## SOURCE DATA:
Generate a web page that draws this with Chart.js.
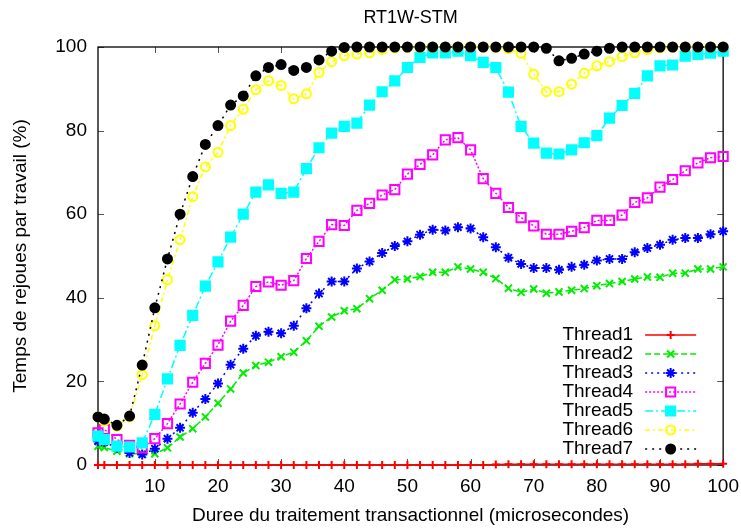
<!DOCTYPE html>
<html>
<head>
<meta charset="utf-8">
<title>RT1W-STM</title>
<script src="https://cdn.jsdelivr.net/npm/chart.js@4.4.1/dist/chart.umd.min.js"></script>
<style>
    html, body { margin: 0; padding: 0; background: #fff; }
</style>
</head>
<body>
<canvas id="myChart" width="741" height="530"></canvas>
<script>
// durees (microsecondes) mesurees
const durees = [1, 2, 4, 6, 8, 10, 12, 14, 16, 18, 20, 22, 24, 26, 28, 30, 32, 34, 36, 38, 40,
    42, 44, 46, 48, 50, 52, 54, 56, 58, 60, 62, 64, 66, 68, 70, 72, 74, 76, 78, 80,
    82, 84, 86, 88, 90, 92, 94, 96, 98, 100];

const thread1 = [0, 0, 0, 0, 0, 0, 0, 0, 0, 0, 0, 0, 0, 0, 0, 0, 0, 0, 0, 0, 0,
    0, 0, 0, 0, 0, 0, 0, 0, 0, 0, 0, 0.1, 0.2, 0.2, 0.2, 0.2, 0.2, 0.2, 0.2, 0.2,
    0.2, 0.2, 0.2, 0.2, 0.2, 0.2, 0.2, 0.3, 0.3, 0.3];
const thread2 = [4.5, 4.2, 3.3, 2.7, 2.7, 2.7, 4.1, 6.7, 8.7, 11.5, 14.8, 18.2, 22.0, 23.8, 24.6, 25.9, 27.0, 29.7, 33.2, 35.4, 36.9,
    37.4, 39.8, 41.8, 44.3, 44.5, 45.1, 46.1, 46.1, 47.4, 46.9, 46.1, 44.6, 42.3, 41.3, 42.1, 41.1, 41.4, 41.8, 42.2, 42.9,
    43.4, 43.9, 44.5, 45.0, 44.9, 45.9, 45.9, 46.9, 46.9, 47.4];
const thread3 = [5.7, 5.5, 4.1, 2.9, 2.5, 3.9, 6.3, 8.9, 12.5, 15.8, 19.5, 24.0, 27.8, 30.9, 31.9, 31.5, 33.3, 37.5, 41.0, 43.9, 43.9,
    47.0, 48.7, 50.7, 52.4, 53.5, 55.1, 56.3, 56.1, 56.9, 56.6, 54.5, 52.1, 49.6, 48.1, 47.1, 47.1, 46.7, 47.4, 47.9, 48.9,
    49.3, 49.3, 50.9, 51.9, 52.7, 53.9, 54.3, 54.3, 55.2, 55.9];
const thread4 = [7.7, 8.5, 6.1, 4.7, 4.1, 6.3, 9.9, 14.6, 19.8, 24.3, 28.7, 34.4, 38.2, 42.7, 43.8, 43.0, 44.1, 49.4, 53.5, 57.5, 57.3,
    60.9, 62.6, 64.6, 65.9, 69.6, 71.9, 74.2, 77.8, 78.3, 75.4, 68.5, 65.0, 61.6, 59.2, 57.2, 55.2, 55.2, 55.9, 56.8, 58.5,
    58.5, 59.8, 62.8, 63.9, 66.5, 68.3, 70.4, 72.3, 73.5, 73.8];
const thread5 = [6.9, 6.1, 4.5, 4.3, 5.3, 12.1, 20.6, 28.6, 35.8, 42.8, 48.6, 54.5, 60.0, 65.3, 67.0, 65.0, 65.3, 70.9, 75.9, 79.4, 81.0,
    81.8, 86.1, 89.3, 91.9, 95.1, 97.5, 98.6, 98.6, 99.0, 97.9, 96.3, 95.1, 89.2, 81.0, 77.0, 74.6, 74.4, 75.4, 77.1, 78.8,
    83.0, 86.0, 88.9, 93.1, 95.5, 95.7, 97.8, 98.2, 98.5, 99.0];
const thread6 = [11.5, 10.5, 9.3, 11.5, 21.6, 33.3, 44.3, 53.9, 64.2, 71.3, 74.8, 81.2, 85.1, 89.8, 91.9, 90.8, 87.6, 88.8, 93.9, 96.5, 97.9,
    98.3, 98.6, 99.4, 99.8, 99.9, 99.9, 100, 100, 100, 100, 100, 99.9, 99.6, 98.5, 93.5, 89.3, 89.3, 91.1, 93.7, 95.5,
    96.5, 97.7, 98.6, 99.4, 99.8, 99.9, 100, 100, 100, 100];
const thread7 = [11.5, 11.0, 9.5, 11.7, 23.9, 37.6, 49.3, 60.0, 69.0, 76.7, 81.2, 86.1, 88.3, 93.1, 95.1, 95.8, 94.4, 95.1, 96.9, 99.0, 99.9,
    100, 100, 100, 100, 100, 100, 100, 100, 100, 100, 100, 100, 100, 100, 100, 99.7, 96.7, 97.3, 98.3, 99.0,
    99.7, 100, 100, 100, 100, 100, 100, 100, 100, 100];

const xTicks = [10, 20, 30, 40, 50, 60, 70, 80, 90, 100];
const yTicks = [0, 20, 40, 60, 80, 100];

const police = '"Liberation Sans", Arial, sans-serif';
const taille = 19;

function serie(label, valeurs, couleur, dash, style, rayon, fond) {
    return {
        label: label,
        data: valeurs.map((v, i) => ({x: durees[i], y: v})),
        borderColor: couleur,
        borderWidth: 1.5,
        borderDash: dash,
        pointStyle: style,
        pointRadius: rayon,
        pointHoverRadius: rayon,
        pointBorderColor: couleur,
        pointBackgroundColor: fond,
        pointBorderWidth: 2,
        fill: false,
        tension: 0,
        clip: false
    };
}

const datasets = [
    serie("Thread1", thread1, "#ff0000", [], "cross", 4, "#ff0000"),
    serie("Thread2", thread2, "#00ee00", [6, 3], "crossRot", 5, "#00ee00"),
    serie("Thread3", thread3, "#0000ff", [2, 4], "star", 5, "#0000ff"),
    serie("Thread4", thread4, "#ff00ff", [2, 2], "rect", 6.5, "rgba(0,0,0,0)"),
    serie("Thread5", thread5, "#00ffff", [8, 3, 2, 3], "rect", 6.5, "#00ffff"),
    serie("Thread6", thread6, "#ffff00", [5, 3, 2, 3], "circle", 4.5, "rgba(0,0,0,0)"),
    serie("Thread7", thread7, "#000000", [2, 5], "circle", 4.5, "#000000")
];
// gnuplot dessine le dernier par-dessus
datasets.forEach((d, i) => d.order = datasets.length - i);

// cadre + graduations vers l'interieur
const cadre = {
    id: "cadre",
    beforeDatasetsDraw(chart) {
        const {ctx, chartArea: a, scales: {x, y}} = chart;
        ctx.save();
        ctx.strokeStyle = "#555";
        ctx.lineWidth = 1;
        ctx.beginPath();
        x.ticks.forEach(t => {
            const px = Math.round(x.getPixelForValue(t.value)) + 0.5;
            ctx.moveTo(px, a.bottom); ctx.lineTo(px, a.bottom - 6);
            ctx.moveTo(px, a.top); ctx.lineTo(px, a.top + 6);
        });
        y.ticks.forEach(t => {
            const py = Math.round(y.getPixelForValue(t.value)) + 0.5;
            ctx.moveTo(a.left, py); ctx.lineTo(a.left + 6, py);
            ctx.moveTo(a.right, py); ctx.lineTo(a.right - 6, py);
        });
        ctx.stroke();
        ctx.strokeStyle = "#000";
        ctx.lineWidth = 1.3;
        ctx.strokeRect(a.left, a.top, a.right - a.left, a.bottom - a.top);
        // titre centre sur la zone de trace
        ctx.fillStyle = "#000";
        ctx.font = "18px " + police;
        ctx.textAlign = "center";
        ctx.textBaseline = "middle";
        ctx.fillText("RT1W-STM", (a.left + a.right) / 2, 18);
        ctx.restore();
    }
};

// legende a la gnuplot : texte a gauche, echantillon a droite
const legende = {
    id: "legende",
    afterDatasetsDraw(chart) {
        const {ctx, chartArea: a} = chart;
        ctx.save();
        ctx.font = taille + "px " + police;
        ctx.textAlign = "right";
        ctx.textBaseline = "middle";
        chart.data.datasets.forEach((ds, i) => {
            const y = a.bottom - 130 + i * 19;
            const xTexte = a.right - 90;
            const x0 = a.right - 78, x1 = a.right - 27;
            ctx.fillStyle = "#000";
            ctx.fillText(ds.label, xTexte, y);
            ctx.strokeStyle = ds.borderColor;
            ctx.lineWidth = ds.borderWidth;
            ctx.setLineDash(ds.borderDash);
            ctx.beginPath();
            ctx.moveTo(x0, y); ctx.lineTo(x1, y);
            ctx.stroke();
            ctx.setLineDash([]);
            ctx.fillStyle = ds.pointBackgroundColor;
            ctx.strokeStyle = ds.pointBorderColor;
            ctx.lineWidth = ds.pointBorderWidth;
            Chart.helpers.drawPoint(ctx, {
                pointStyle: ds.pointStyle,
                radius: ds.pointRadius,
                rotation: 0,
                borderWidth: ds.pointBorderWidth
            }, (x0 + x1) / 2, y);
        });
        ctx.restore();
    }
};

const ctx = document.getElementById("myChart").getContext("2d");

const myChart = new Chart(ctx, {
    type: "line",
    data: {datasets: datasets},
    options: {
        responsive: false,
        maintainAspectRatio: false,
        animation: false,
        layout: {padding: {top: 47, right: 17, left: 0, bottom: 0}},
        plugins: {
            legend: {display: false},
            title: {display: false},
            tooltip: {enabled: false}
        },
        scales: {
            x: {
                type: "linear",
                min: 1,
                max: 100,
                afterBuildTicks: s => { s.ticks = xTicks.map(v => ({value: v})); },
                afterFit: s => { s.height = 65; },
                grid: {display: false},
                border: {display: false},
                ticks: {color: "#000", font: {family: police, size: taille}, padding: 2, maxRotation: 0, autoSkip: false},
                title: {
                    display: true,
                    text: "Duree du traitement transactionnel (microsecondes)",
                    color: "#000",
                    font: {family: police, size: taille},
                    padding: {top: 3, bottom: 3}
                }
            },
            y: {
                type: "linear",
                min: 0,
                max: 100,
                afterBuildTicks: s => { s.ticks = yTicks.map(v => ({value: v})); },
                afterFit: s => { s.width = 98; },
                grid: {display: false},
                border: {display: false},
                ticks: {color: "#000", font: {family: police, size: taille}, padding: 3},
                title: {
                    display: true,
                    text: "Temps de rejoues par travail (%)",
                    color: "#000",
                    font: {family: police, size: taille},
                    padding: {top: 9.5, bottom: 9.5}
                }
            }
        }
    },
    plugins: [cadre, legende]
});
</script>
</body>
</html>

## STATED PROBLEM:
Skip every picture and return the lines above from the top through the one that contains "82, 84, 86, 88, 90, 92, 94, 96, 98, 100];".

## EXERCISE RESPONSE:
Generate a web page that draws this with Chart.js.
<!DOCTYPE html>
<html>
<head>
<meta charset="utf-8">
<title>RT1W-STM</title>
<script src="https://cdn.jsdelivr.net/npm/chart.js@4.4.1/dist/chart.umd.min.js"></script>
<style>
    html, body { margin: 0; padding: 0; background: #fff; }
</style>
</head>
<body>
<canvas id="myChart" width="741" height="530"></canvas>
<script>
// durees (microsecondes) mesurees
const durees = [1, 2, 4, 6, 8, 10, 12, 14, 16, 18, 20, 22, 24, 26, 28, 30, 32, 34, 36, 38, 40,
    42, 44, 46, 48, 50, 52, 54, 56, 58, 60, 62, 64, 66, 68, 70, 72, 74, 76, 78, 80,
    82, 84, 86, 88, 90, 92, 94, 96, 98, 100];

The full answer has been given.